March 22, 2026
Shells, scans, and sticker shock
25 Years of Eggs
25 Years of Eggs: $1.6k to count $1.9k — commenters lose it
TLDR: One man used AI for 14 days to read 11k receipts and count 8,604 eggs, spending $1,591 to confirm $1,972 in egg buys. Commenters roasted the cost, said a human could do it cheaper, argued about inflation, and swapped tool tips—raising questions about AI’s value in everyday tasks.

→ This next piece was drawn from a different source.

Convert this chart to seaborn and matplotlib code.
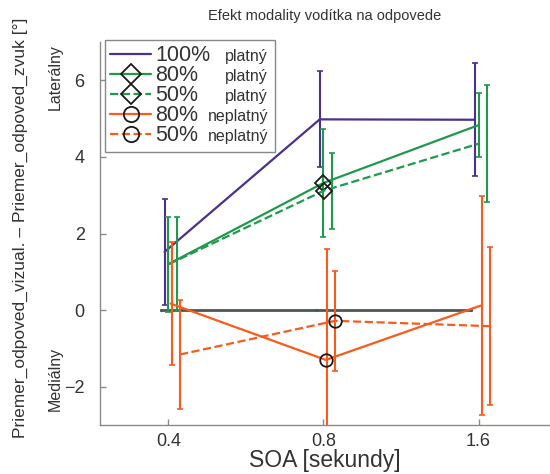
import matplotlib
matplotlib.use("Agg")
import matplotlib.pyplot as plt
from matplotlib.lines import Line2D
import seaborn as sns

sns.set_theme(style="ticks")
plt.rcParams['font.family'] = ['Liberation Sans', 'DejaVu Sans']

# data
soa_labels = ["0.4", "0.8", "1.6"]
zero_line = [0.0, 0.0, 0.0]

valid100 = [1.52, 4.98, 4.97]
valid100_err = [1.38, 1.25, 1.48]
valid80 = [1.20, 3.32, 4.83]
valid80_err = [1.24, 1.42, 0.84]
valid50 = [1.20, 3.12, 4.35]
valid50_err = [1.23, 0.99, 1.52]
invalid80 = [0.17, -1.30, 0.12]
invalid80_err = [1.60, 2.90, 2.87]
invalid50 = [-1.16, -0.28, -0.42]
invalid50_err = [1.42, 1.30, 2.06]

purple = "#4b2f91"
green = "#1f9a4a"
orange = "#fa5a1c"
gray = "#4f5656"

series = [
    # name, values, errors, color, linestyle, marker, line offset, errorbar offset
    ("100%", valid100, valid100_err, purple, "-", None, -0.024, -0.024),
    ("80%", valid80, valid80_err, green, "-", "D", 0.0, 0.0),
    ("50%", valid50, valid50_err, green, "--", "D", 0.004, 0.054),
    ("80%", invalid80, invalid80_err, orange, "-", "o", 0.015, 0.021),
    ("50%", invalid50, invalid50_err, orange, "--", "o", 0.075, 0.075),
]
suffixes = ["platný", "platný", "platný", "neplatný", "neplatný"]

fig = plt.figure(figsize=(5.5, 4.74), dpi=100)
ax = fig.add_axes([100 / 550, 1 - 425 / 474, 450 / 550, 383 / 474])

idx = list(range(len(soa_labels)))

sns.lineplot(x=[i - 0.05 for i in idx], y=zero_line, color=gray, lw=2,
             marker=".", markersize=3, markeredgecolor=gray, ax=ax)

handles = []
for name, vals, errs, col, ls, mk, off, eoff in series:
    ax.errorbar([i + eoff for i in idx], vals, yerr=errs, fmt="none",
                ecolor=col, elinewidth=1.5, capsize=2, capthick=1.2)
    kw = {}
    if mk:
        kw = dict(marker=mk, markevery=[1], markersize=9 if mk == "o" else 8,
                  markerfacecolor="none", markeredgecolor="k",
                  markeredgewidth=1.3)
    sns.lineplot(x=[i + off for i in idx], y=vals, color=col, linestyle=ls,
                 lw=1.6, ax=ax, **kw)
    handles.append(Line2D([], [], color=col, linestyle=ls, lw=1.6,
                          marker=mk if mk else "None",
                          markersize=11 if mk == "o" else 10,
                          markerfacecolor="none", markeredgecolor="k",
                          markeredgewidth=1.3))

ax.set_xlim(-0.44, 2.46)
ax.set_ylim(-3, 7)
ax.set_xticks(idx)
ax.set_xticklabels(soa_labels)
ax.set_yticks([-2, 0, 2, 4, 6])
ax.tick_params(direction="in", length=4, width=1, colors="#8a8a8a",
               labelcolor="#333333", labelsize=13)
ax.tick_params(axis="x", pad=6)
ax.tick_params(axis="y", pad=11)
for side in ["left", "bottom"]:
    ax.spines[side].set_color("#8a8a8a")
    ax.spines[side].set_linewidth(1)
sns.despine(ax=ax)

ax.set_xlabel("SOA [sekundy]", fontsize=16.5, color="#333333", labelpad=-1)
ax.set_ylabel("")
ax.set_title("Efekt modality vodítka na odpovede", fontsize=10.5,
             color="#333333", pad=16)

fig.text(20 / 550, 1 - 228 / 474,
         "Priemer_odpoved_vizual. – Priemer_odpoved_zvuk [°]",
         rotation=90, ha="center", va="center", fontsize=12.5, color="#333333")
fig.text(55 / 550, 1 - 77 / 474, "Laterálny", rotation=90, ha="center",
         va="center", fontsize=11.5, color="#333333")
fig.text(55 / 550, 1 - 379 / 474, "Mediálny", rotation=90, ha="center",
         va="center", fontsize=11.5, color="#333333")

leg = ax.legend(handles, [s[0] for s in series], loc="upper left",
                bbox_to_anchor=(5 / 450, 1.005, 170 / 450, 0), mode="expand",
                borderaxespad=0, fontsize=15.5, labelspacing=-0.05,
                handlelength=1.9, handletextpad=0.2, borderpad=0.25,
                frameon=True, fancybox=False, framealpha=1)
leg.get_frame().set_edgecolor("#888888")
leg.get_frame().set_linewidth(1)
for t in leg.get_texts():
    t.set_color("#333333")

fig.canvas.draw()
frame_bb = leg.get_frame().get_window_extent()
for t, suf in zip(leg.get_texts(), suffixes):
    bb = t.get_window_extent()
    fig.text((frame_bb.x1 - 7) / fig.bbox.width, (bb.y0 + 5) / fig.bbox.height,
             suf, ha="right", va="baseline", fontsize=11.5, color="#333333")

fig.savefig("out.png", dpi=100)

A man scanned every receipt he’s saved since 2001, then unleashed two AI helpers on 11,345 files to answer one question: how much did he spend on eggs? The bots ran for 14 days and 1.6 billion tokens to find 589 egg receipts, tallying $1,972 for 8,604 eggs. The community reaction? Pure sticker shock. One user summed up the mood with “That’s a lot of eggs!” while another did the math: $2.70 per receipt, and quipped they’d be in “no hurry” to see the 30-year update. A practical crowd piled on: “just hire a human,” complete with a back-of-the-napkin estimate that a person could’ve done it for around $101.

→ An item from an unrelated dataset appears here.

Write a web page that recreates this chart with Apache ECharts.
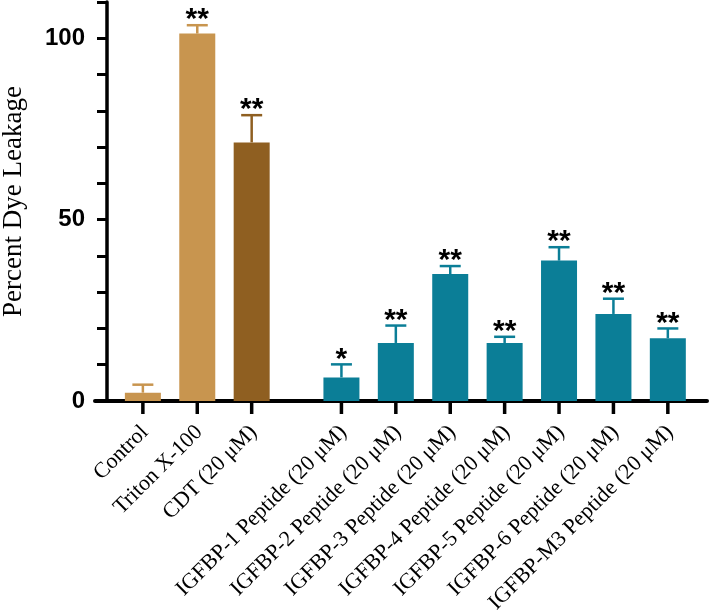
<!DOCTYPE html>
<html>
<head>
<meta charset="utf-8">
<script src="https://cdn.jsdelivr.net/npm/echarts@6/dist/echarts.min.js"></script>
<style>
html,body{margin:0;padding:0;background:#fff;}
#chart{width:709px;height:612px;}
</style>
</head>
<body>
<div id="chart"></div>
<script>
// ---- data ----
const categories = ['Control', 'Triton X-100', 'CDT (20 μM)',
  'IGFBP-1 Peptide (20 μM)', 'IGFBP-2 Peptide (20 μM)', 'IGFBP-3 Peptide (20 μM)',
  'IGFBP-4 Peptide (20 μM)', 'IGFBP-5 Peptide (20 μM)', 'IGFBP-6 Peptide (20 μM)',
  'IGFBP-M3 Peptide (20 μM)'];
const means = [2.3, 101.3, 71.3, 6.5, 16.0, 35.0, 16.0, 38.7, 24.0, 17.3];
const errors = [2.2, 2.3, 7.5, 3.6, 4.8, 2.2, 1.7, 3.7, 4.2, 2.7];
const significance = ['', '**', '**', '*', '**', '**', '**', '**', '**', '**'];
const groups = [0, 0, 1, 2, 2, 2, 2, 2, 2, 2];
const yTicks = [0, 50, 100];

// ---- styling ----
const groupColors = ['#C8954F', '#8F5F21', '#0B7E97'];
const GROUP_GAP = 0.65; // extra spacing before peptide group, in category units
const pos = i => i + (groups[i] === 2 ? GROUP_GAP : 0);

const chart = echarts.init(document.getElementById('chart'), null, {renderer: 'canvas'});

const barData = means.map((m, i) => ({
  value: [pos(i), m],
  itemStyle: {color: groupColors[groups[i]]}
}));
const errData = means.map((m, i) => [pos(i), m, errors[i], i]);
const tickData = categories.map((c, i) => [pos(i), 0, i]);

chart.setOption({
  animation: false,
  grid: {left: 95, right: 2, top: 2, bottom: 211, containLabel: false, outerBoundsMode: 'none'},
  xAxis: {
    type: 'value', min: -0.88, max: 10.37,
    axisLine: {show: true, onZero: false, lineStyle: {color: '#000', width: 4}},
    axisTick: {show: false}, axisLabel: {show: false}, splitLine: {show: false}
  },
  yAxis: {
    type: 'value', min: 0, max: 110, interval: 10, offset: -12,
    name: 'Percent Dye Leakage', nameLocation: 'middle', nameGap: 80,
    nameTextStyle: {fontFamily: 'Liberation Serif', fontSize: 27, color: '#000'},
    axisLine: {show: true, onZero: false, lineStyle: {color: '#000', width: 3.5}},
    axisTick: {show: true, length: 10, lineStyle: {color: '#000', width: 3}},
    axisLabel: {
      margin: 22, fontFamily: 'Liberation Sans', fontWeight: 'bold', fontSize: 24, color: '#000',
      formatter: v => yTicks.indexOf(v) >= 0 ? String(v) : ''
    },
    splitLine: {show: false}
  },
  series: [
    {
      type: 'bar', data: barData, barWidth: 36, z: 2
    },
    {
      type: 'custom', data: errData, z: 3, clip: false,
      renderItem: (params, api) => {
        const x = api.value(0), m = api.value(1), e = api.value(2), idx = api.value(3);
        const b = api.coord([x, m]);
        const t = api.coord([x, m + e]);
        const col = groupColors[groups[idx]];
        return {
          type: 'group',
          children: [
            {type: 'line', shape: {x1: b[0], y1: b[1], x2: t[0], y2: t[1]}, style: {stroke: col, lineWidth: 2.5}},
            {type: 'line', shape: {x1: t[0] - 10.5, y1: t[1], x2: t[0] + 10.5, y2: t[1]}, style: {stroke: col, lineWidth: 2.5}},
            {type: 'text', x: t[0], y: t[1] + 10,
             style: {text: significance[idx], font: 'bold 30px "Liberation Sans"', fill: '#000', align: 'center', verticalAlign: 'bottom'}}
          ]
        };
      }
    },
    {
      type: 'custom', data: tickData, z: 4, clip: false, silent: true,
      renderItem: (params, api) => {
        const p = api.coord([api.value(0), 0]);
        const idx = api.value(2);
        return {
          type: 'group',
          children: [
            {type: 'line', shape: {x1: p[0], y1: p[1], x2: p[0], y2: p[1] + 13}, style: {stroke: '#000', lineWidth: 3.5}},
            {type: 'text', x: p[0] + 2, y: p[1] + 28, rotation: Math.PI / 4,
             style: {text: categories[idx], font: '22px "Liberation Serif"', fill: '#000', align: 'right', verticalAlign: 'middle'}}
          ]
        };
      }
    }
  ]
});
</script>
</body>
</html>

Others loved the nerdy adventure but hated the price, calling it flashy proof that AI still isn’t “there” for everyday tasks. Then came the twist: inflation truthers jumped in, claiming eggs have outpaced CPI (the Consumer Price Index) or that CPI is undercounting prices entirely. Tech wars flared, too. People dunked on old-school OCR (turning images into text) for reading “OAT MILK” as “OATH ILK” and a model looping “TILL YGRT,” while fans cheered Meta’s one-click image tool and Claude reading sideways receipts. A Gemini booster bragged it crushed messy handwriting and Japanese text, igniting a “which bot is boss” showdown. Funniest meme: a family photo filed as a receipt. Verdict: half awe, half “$1,600 for egg math?!”
Key Points
- •Processed 11,345 receipts collected since 2001 to extract egg purchases, identifying 589 egg-related receipts over 14 days using 1.6B tokens.
- •Classical CV methods for segmenting flatbed-scanned receipts (white-on-white) underperformed; best F1 score reached 0.302.
- •Meta’s SAM3 achieved 0.92–0.98 boundary confidence at ~4 seconds per scan, extracting 1,873 receipts from 760 multi-receipt pages.
- •LLM-based OCR via Sonnet and Codex outperformed traditional pipelines for rotated/faded receipts, removing the need for orientation pre-processing.
- •Replacing Tesseract with PaddleOCR-VL improved OCR quality; dynamic slicing of tall receipts (based on aspect ratio) resolved repetition loops.